* _Instructions to follow_
Find how many lines in the material contain "matplotlib"; your answer should be that number alone.
┄┄┄┄┄┄
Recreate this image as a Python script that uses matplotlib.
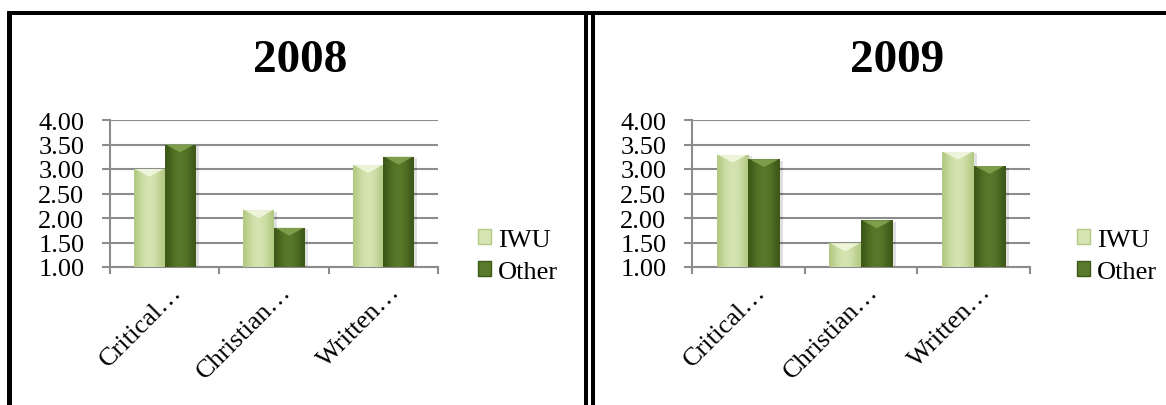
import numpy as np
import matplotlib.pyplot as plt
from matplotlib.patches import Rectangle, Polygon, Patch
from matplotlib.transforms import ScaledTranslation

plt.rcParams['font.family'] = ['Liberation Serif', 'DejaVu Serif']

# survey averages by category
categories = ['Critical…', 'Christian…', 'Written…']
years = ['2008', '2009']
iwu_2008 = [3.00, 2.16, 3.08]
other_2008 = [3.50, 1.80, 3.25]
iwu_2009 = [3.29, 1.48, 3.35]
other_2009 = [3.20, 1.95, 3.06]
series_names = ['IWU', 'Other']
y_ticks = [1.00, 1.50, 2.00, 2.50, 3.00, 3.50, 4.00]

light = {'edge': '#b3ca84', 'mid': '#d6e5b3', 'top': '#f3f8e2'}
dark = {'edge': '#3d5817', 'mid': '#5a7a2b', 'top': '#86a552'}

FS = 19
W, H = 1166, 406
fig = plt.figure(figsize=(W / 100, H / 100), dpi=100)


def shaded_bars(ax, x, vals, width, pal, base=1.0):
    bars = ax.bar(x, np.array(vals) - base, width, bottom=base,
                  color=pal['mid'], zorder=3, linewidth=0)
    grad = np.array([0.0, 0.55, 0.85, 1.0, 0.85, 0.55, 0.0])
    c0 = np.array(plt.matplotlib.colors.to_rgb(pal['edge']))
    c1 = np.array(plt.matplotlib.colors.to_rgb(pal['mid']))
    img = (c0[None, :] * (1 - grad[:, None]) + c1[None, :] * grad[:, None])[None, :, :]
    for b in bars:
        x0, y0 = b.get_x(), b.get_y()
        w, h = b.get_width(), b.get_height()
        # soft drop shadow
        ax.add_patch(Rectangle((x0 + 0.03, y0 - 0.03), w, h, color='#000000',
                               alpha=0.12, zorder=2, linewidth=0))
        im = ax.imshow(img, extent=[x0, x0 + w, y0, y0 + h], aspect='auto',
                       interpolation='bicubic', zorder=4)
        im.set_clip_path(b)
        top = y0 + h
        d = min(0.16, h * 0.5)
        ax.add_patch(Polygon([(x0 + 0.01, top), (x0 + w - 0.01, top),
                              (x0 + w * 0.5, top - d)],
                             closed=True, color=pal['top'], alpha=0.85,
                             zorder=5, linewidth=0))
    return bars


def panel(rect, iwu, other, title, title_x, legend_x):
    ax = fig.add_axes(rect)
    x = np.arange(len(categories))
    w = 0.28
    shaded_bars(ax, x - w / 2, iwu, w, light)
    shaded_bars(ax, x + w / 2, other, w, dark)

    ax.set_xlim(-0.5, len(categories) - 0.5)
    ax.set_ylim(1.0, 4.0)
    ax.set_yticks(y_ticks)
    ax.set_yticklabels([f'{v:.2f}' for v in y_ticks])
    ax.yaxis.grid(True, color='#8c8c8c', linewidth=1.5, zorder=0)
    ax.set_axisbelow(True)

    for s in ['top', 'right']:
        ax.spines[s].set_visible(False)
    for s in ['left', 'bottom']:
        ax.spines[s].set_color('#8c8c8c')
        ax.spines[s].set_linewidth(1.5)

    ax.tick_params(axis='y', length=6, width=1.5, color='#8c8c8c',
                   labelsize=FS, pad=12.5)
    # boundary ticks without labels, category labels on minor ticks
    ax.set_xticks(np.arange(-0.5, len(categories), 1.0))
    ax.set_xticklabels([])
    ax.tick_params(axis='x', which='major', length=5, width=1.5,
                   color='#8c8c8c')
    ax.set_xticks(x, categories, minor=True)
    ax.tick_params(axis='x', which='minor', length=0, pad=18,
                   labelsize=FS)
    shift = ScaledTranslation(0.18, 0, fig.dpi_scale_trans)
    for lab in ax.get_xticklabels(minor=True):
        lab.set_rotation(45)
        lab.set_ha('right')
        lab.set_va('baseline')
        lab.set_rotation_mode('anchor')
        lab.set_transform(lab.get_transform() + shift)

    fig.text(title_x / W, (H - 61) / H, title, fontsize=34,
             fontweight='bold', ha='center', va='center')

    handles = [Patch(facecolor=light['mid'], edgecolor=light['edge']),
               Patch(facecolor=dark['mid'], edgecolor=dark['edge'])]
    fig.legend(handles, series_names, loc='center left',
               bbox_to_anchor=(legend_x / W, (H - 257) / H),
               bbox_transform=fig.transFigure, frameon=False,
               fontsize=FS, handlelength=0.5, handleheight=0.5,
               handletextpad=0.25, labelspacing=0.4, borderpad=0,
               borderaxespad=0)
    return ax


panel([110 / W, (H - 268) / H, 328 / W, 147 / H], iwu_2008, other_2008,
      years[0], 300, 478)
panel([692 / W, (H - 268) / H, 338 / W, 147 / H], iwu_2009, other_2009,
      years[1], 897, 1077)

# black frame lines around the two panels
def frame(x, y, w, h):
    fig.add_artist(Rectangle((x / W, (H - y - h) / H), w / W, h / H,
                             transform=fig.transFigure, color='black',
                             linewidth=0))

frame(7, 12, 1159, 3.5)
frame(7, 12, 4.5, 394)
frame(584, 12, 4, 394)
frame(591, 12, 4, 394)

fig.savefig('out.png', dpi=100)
┄┄┄┄┄┄
* _Response_
6